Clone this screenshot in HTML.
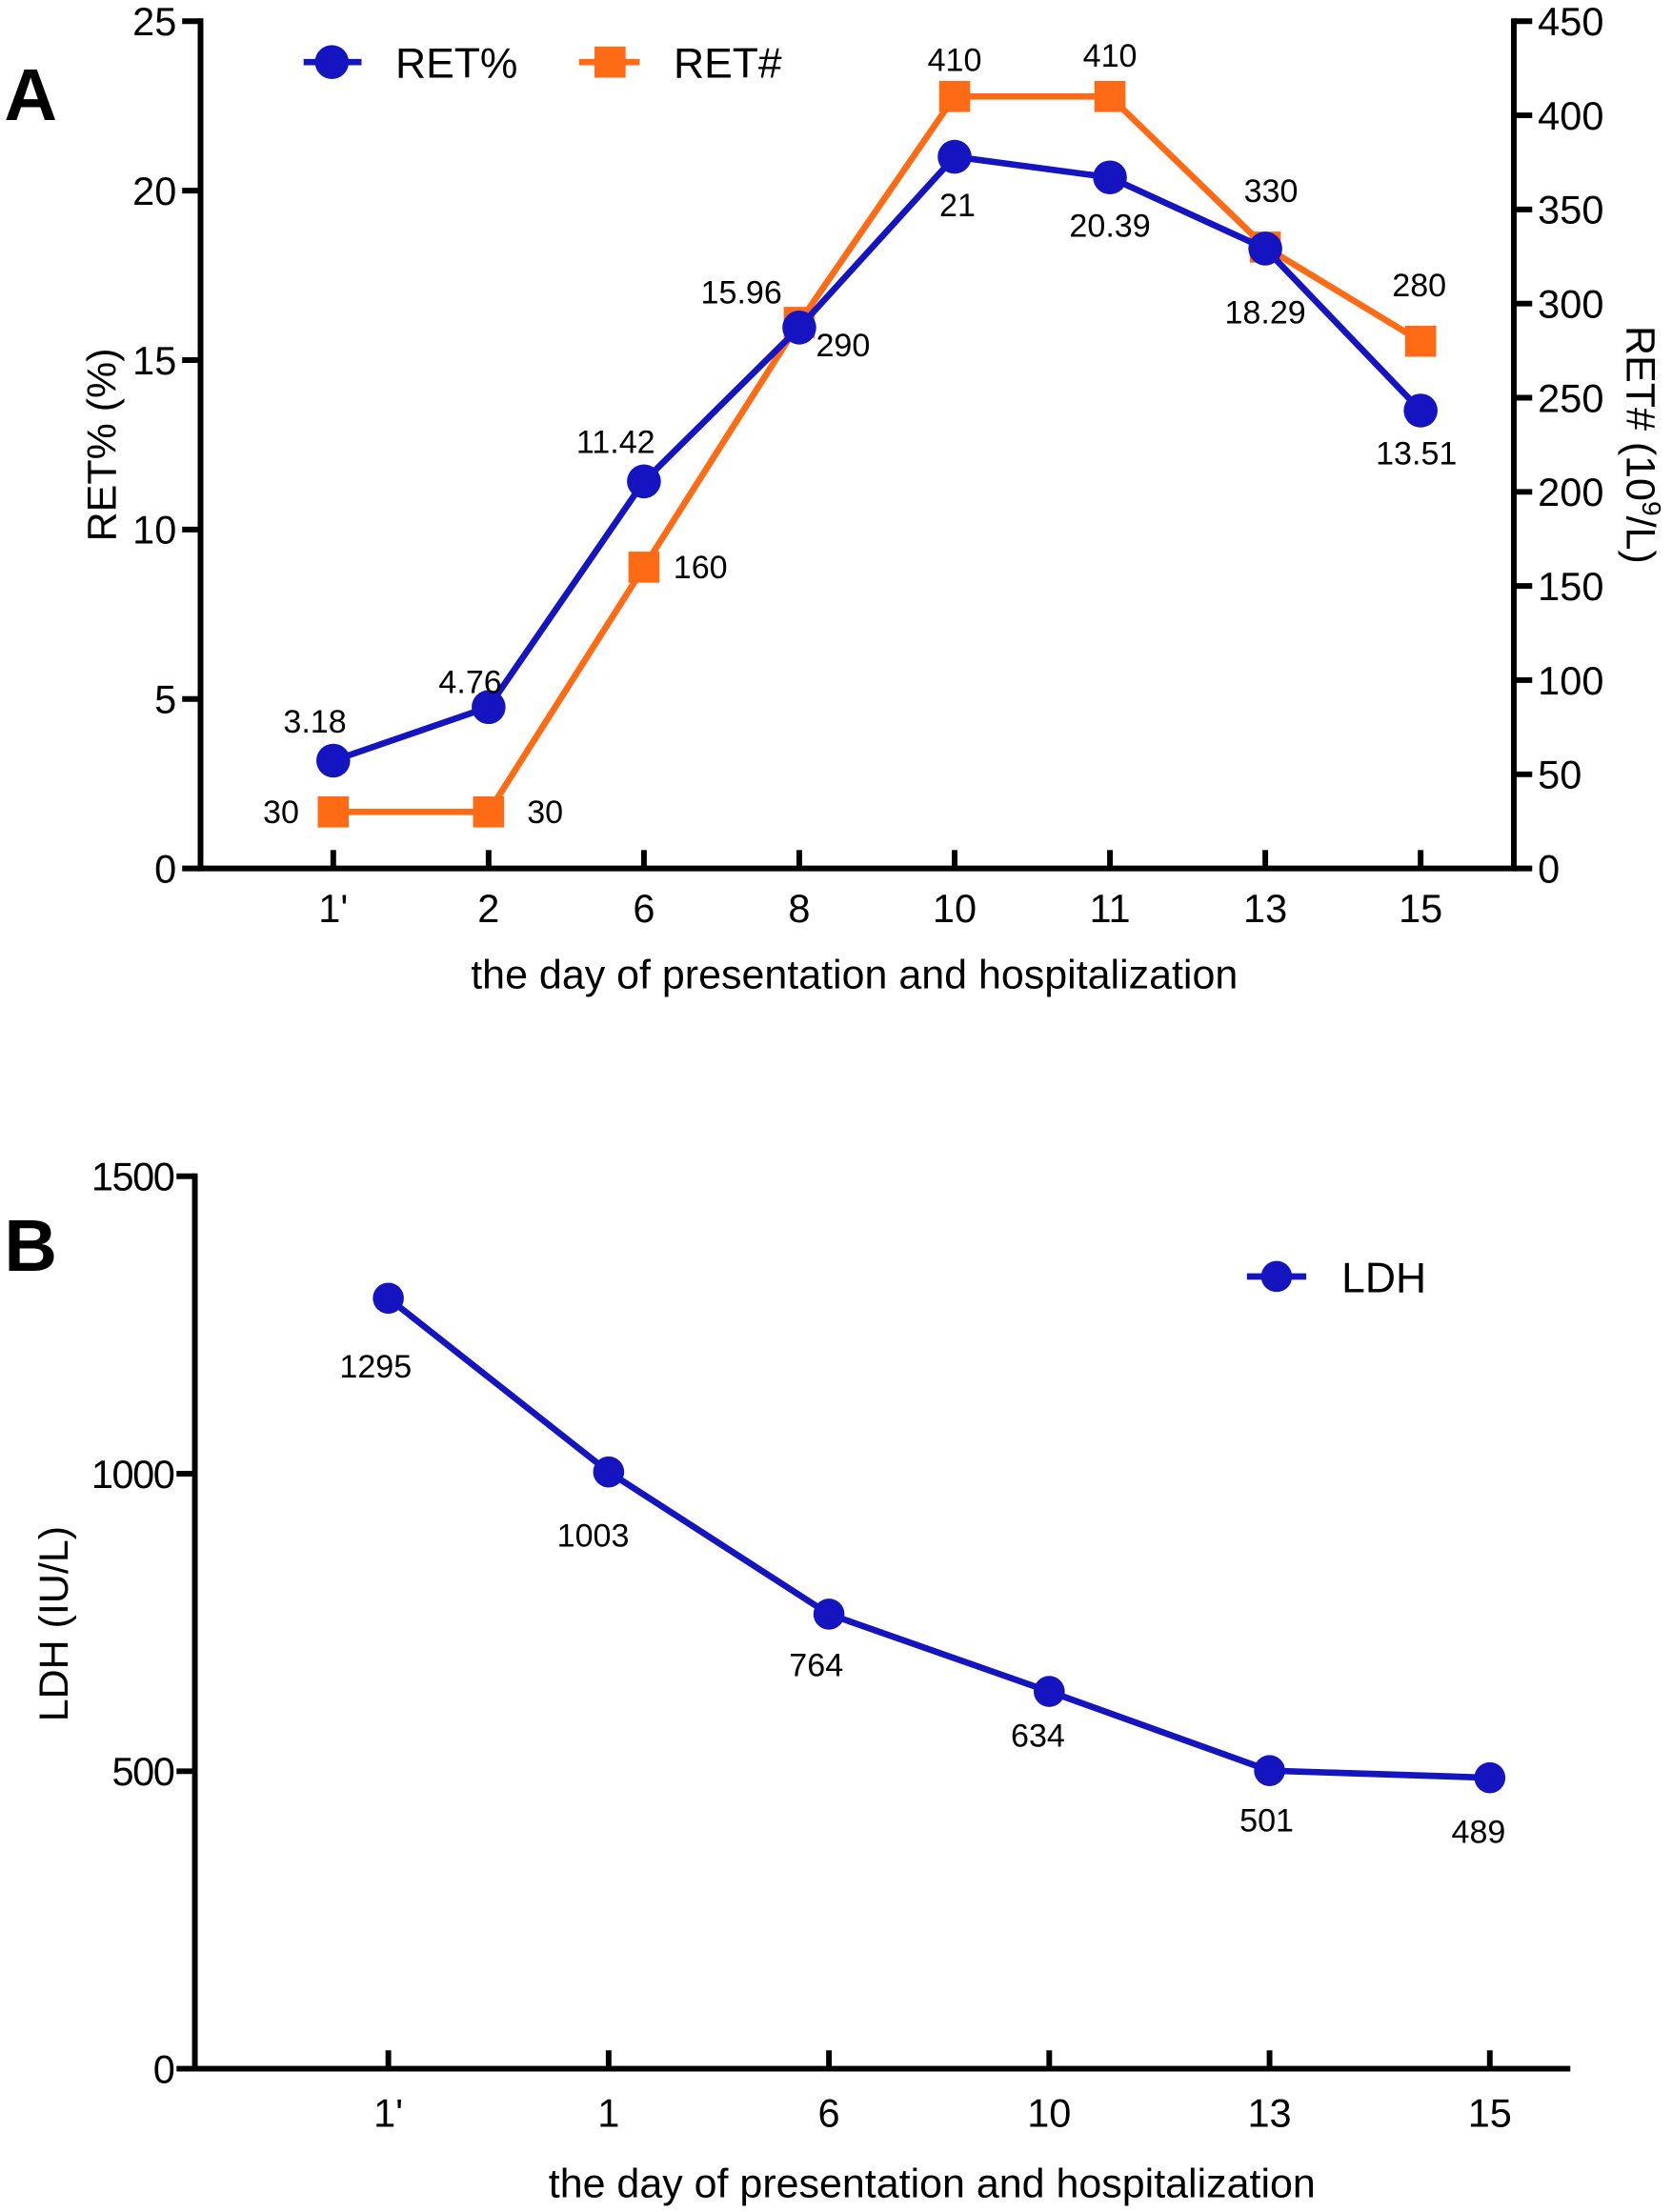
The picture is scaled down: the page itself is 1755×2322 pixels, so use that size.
<!DOCTYPE html>
<html><head><meta charset="utf-8"><style>
html,body{margin:0;padding:0;background:#fff;}
svg{display:block;font-family:"Liberation Sans",Arial,sans-serif;}
</style></head><body>
<svg id="fig" width="1755" height="2322" viewBox="0 0 1184 1566.5" preserveAspectRatio="none" xmlns="http://www.w3.org/2000/svg">
<g id="gA"></g>
<g id="gB"></g>
</svg>
<script>
// Panel A data
const catsA = ["1'", "2", "6", "8", "10", "11", "13", "15"];
const retPct = [3.18, 4.76, 11.42, 15.96, 21, 20.39, 18.29, 13.51];
const retAbs = [30, 30, 160, 290, 410, 410, 330, 280];
const leftTicksA = [0, 5, 10, 15, 20, 25];
const rightTicksA = [0, 50, 100, 150, 200, 250, 300, 350, 400, 450];
// Panel B data
const catsB = ["1'", "1", "6", "10", "13", "15"];
const ldh = [1295, 1003, 764, 634, 501, 489];
const ticksB = [0, 500, 1000, 1500];

const BLUE = "#1414c0", ORANGE = "#ff6a14";
const NS = "http://www.w3.org/2000/svg";
function mk(parent, tag, attrs, text) {
  const e = document.createElementNS(NS, tag);
  for (const k in attrs) e.setAttribute(k, attrs[k]);
  if (text !== undefined) e.textContent = text;
  parent.appendChild(e);
  return e;
}

// ---------- Panel A ----------
(function () {
  const g = document.getElementById('gA');
  const L = 142, R = 1072, Y0 = 615, YT = 15;
  const xA = i => 236 + i * 110;
  const yL = v => Y0 - (v / 25) * (Y0 - YT);
  const yR = v => Y0 - (v / 450) * (Y0 - YT);
  let e;
  e = mk(g, 'text', {x: 3, y: 85, 'font-size': 52, 'font-weight': 'bold'}, 'A');
  
  
  e = mk(g, 'path', {d: `M${L},${YT - 2} V${Y0} H${R} V${YT - 2}`, fill: 'none', stroke: '#000', 'stroke-width': 4});
  
  
  leftTicksA.forEach(v => {
    mk(g, 'line', {x1: L - 13, x2: L, y1: yL(v), y2: yL(v), stroke: '#000', 'stroke-width': 4});
    e = mk(g, 'text', {x: L - 17, y: yL(v) + 10, 'font-size': 28, 'text-anchor': 'end'}, v);
    
    
  });
  rightTicksA.forEach(v => {
    mk(g, 'line', {x1: R, x2: R + 13, y1: yR(v), y2: yR(v), stroke: '#000', 'stroke-width': 4});
    e = mk(g, 'text', {x: R + 17, y: yR(v) + 10, 'font-size': 28}, v);
    
    
  });
  catsA.forEach((c, i) => {
    mk(g, 'line', {x1: xA(i), x2: xA(i), y1: Y0 - 13, y2: Y0, stroke: '#000', 'stroke-width': 4});
    e = mk(g, 'text', {x: xA(i), y: 653, 'font-size': 28, 'text-anchor': 'middle'}, c);
    
    
  });
  e = mk(g, 'text', {x: 605, y: 700, 'font-size': 29, 'text-anchor': 'middle'}, 'the day of presentation and hospitalization');
  
  
  e = mk(g, 'text', {x: 0, y: 0, 'font-size': 29, 'text-anchor': 'middle', transform: 'translate(82,315) rotate(-90)'}, 'RET% (%)');
  
  
  e = mk(g, 'text', {x: 0, y: 0, 'font-size': 29, 'text-anchor': 'middle', transform: 'translate(1152,315) rotate(90)'});
  
  
  e.innerHTML = 'RET# (10<tspan font-size="19" dy="-11">9</tspan><tspan dy="11">/L)</tspan>';
  // orange series
  e = mk(g, 'polyline', {points: retAbs.map((v, i) => xA(i) + ',' + yR(v)).join(' '), fill: 'none', stroke: ORANGE, 'stroke-width': 4.5});
  
  
  retAbs.forEach((v, i) => {
    e = mk(g, 'rect', {x: xA(i) - 11, y: yR(v) - 11, width: 22, height: 22, fill: ORANGE});
    
    
  });
  // blue series
  e = mk(g, 'polyline', {points: retPct.map((v, i) => xA(i) + ',' + yL(v)).join(' '), fill: 'none', stroke: BLUE, 'stroke-width': 4.5});
  
  
  retPct.forEach((v, i) => {
    e = mk(g, 'circle', {cx: xA(i), cy: yL(v), r: 12, fill: BLUE});
    
    
  });
  const pctOff = [[-13, -20], [-13, -10], [-20, -20], [-41, -17], [2, 42], [0, 42], [0, 53], [-3, 38]];
  retPct.forEach((v, i) => {
    e = mk(g, 'text', {x: xA(i) + pctOff[i][0], y: yL(v) + pctOff[i][1], 'font-size': 23, 'text-anchor': 'middle'}, v);
    
    
  });
  const absOff = [[-37, 8], [40, 8], [40, 8], [31, 24], [0, -18], [0, -21], [4, -32], [-1, -32]];
  retAbs.forEach((v, i) => {
    e = mk(g, 'text', {x: xA(i) + absOff[i][0], y: yR(v) + absOff[i][1], 'font-size': 23, 'text-anchor': 'middle'}, v);
    
    
  });
  // legend
  mk(g, 'line', {x1: 215, x2: 256, y1: 44, y2: 44, stroke: BLUE, 'stroke-width': 4.5});
  e = mk(g, 'circle', {cx: 235, cy: 44, r: 12, fill: BLUE});
  
  
  e = mk(g, 'text', {x: 280, y: 55, 'font-size': 30}, 'RET%');
  
  
  mk(g, 'line', {x1: 410, x2: 453, y1: 44, y2: 44, stroke: ORANGE, 'stroke-width': 4.5});
  e = mk(g, 'rect', {x: 421, y: 33, width: 22, height: 22, fill: ORANGE});
  
  
  e = mk(g, 'text', {x: 477, y: 55, 'font-size': 30}, 'RET#');
  
  
})();

// ---------- Panel B ----------
(function () {
  const g = document.getElementById('gB');
  const L = 138, R = 1112, Y0 = 1465, YT = 833;
  const xB = i => 275 + i * 156;
  const yB = v => Y0 - (v / 1500) * (Y0 - YT);
  let e;
  e = mk(g, 'text', {x: 3, y: 900, 'font-size': 52, 'font-weight': 'bold'}, 'B');
  
  
  e = mk(g, 'path', {d: `M${L},${YT - 2} V${Y0} H${R}`, fill: 'none', stroke: '#000', 'stroke-width': 4});
  
  
  ticksB.forEach(v => {
    mk(g, 'line', {x1: L - 13, x2: L, y1: yB(v), y2: yB(v), stroke: '#000', 'stroke-width': 4});
    e = mk(g, 'text', {x: L - 15, y: yB(v) + 10, 'font-size': 28, 'text-anchor': 'end', 'letter-spacing': -1}, v);
    
    
  });
  catsB.forEach((c, i) => {
    mk(g, 'line', {x1: xB(i), x2: xB(i), y1: Y0 - 13, y2: Y0, stroke: '#000', 'stroke-width': 4});
    e = mk(g, 'text', {x: xB(i), y: 1506, 'font-size': 28, 'text-anchor': 'middle'}, c);
    
    
  });
  e = mk(g, 'text', {x: 660, y: 1556, 'font-size': 29, 'text-anchor': 'middle'}, 'the day of presentation and hospitalization');
  
  
  e = mk(g, 'text', {x: 0, y: 0, 'font-size': 29, 'text-anchor': 'middle', transform: 'translate(48,1150) rotate(-90)'}, 'LDH (IU/L)');
  
  
  e = mk(g, 'polyline', {points: ldh.map((v, i) => xB(i) + ',' + yB(v)).join(' '), fill: 'none', stroke: BLUE, 'stroke-width': 4.5});
  
  
  ldh.forEach((v, i) => {
    e = mk(g, 'circle', {cx: xB(i), cy: yB(v), r: 11, fill: BLUE});
    
    
  });
  const off = [[-9, 56], [-11, 53], [-9, 44], [-8, 39], [-2, 43], [-8, 46]];
  ldh.forEach((v, i) => {
    e = mk(g, 'text', {x: xB(i) + off[i][0], y: yB(v) + off[i][1], 'font-size': 23, 'text-anchor': 'middle'}, v);
    
    
  });
  mk(g, 'line', {x1: 883, x2: 925, y1: 904, y2: 904, stroke: BLUE, 'stroke-width': 4.5});
  e = mk(g, 'circle', {cx: 904, cy: 904, r: 11, fill: BLUE});
  
  
  e = mk(g, 'text', {x: 950, y: 915, 'font-size': 30}, 'LDH');
  
  
})();
</script>
</body></html>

★ ★ ★

__BRIEF__
Start at the line with "The picture is", stop at the line with "17, y: yL(v)", and return every line in that stretch exactly, those two included.

__SOLUTION TO THIS TASK__
The picture is scaled down: the page itself is 1755×2322 pixels, so use that size.
<!DOCTYPE html>
<html><head><meta charset="utf-8"><style>
html,body{margin:0;padding:0;background:#fff;}
svg{display:block;font-family:"Liberation Sans",Arial,sans-serif;}
</style></head><body>
<svg id="fig" width="1755" height="2322" viewBox="0 0 1184 1566.5" preserveAspectRatio="none" xmlns="http://www.w3.org/2000/svg">
<g id="gA"></g>
<g id="gB"></g>
</svg>
<script>
// Panel A data
const catsA = ["1'", "2", "6", "8", "10", "11", "13", "15"];
const retPct = [3.18, 4.76, 11.42, 15.96, 21, 20.39, 18.29, 13.51];
const retAbs = [30, 30, 160, 290, 410, 410, 330, 280];
const leftTicksA = [0, 5, 10, 15, 20, 25];
const rightTicksA = [0, 50, 100, 150, 200, 250, 300, 350, 400, 450];
// Panel B data
const catsB = ["1'", "1", "6", "10", "13", "15"];
const ldh = [1295, 1003, 764, 634, 501, 489];
const ticksB = [0, 500, 1000, 1500];

const BLUE = "#1414c0", ORANGE = "#ff6a14";
const NS = "http://www.w3.org/2000/svg";
function mk(parent, tag, attrs, text) {
  const e = document.createElementNS(NS, tag);
  for (const k in attrs) e.setAttribute(k, attrs[k]);
  if (text !== undefined) e.textContent = text;
  parent.appendChild(e);
  return e;
}

// ---------- Panel A ----------
(function () {
  const g = document.getElementById('gA');
  const L = 142, R = 1072, Y0 = 615, YT = 15;
  const xA = i => 236 + i * 110;
  const yL = v => Y0 - (v / 25) * (Y0 - YT);
  const yR = v => Y0 - (v / 450) * (Y0 - YT);
  let e;
  e = mk(g, 'text', {x: 3, y: 85, 'font-size': 52, 'font-weight': 'bold'}, 'A');
  
  
  e = mk(g, 'path', {d: `M${L},${YT - 2} V${Y0} H${R} V${YT - 2}`, fill: 'none', stroke: '#000', 'stroke-width': 4});
  
  
  leftTicksA.forEach(v => {
    mk(g, 'line', {x1: L - 13, x2: L, y1: yL(v), y2: yL(v), stroke: '#000', 'stroke-width': 4});
    e = mk(g, 'text', {x: L - 17, y: yL(v) + 10, 'font-size': 28, 'text-anchor': 'end'}, v);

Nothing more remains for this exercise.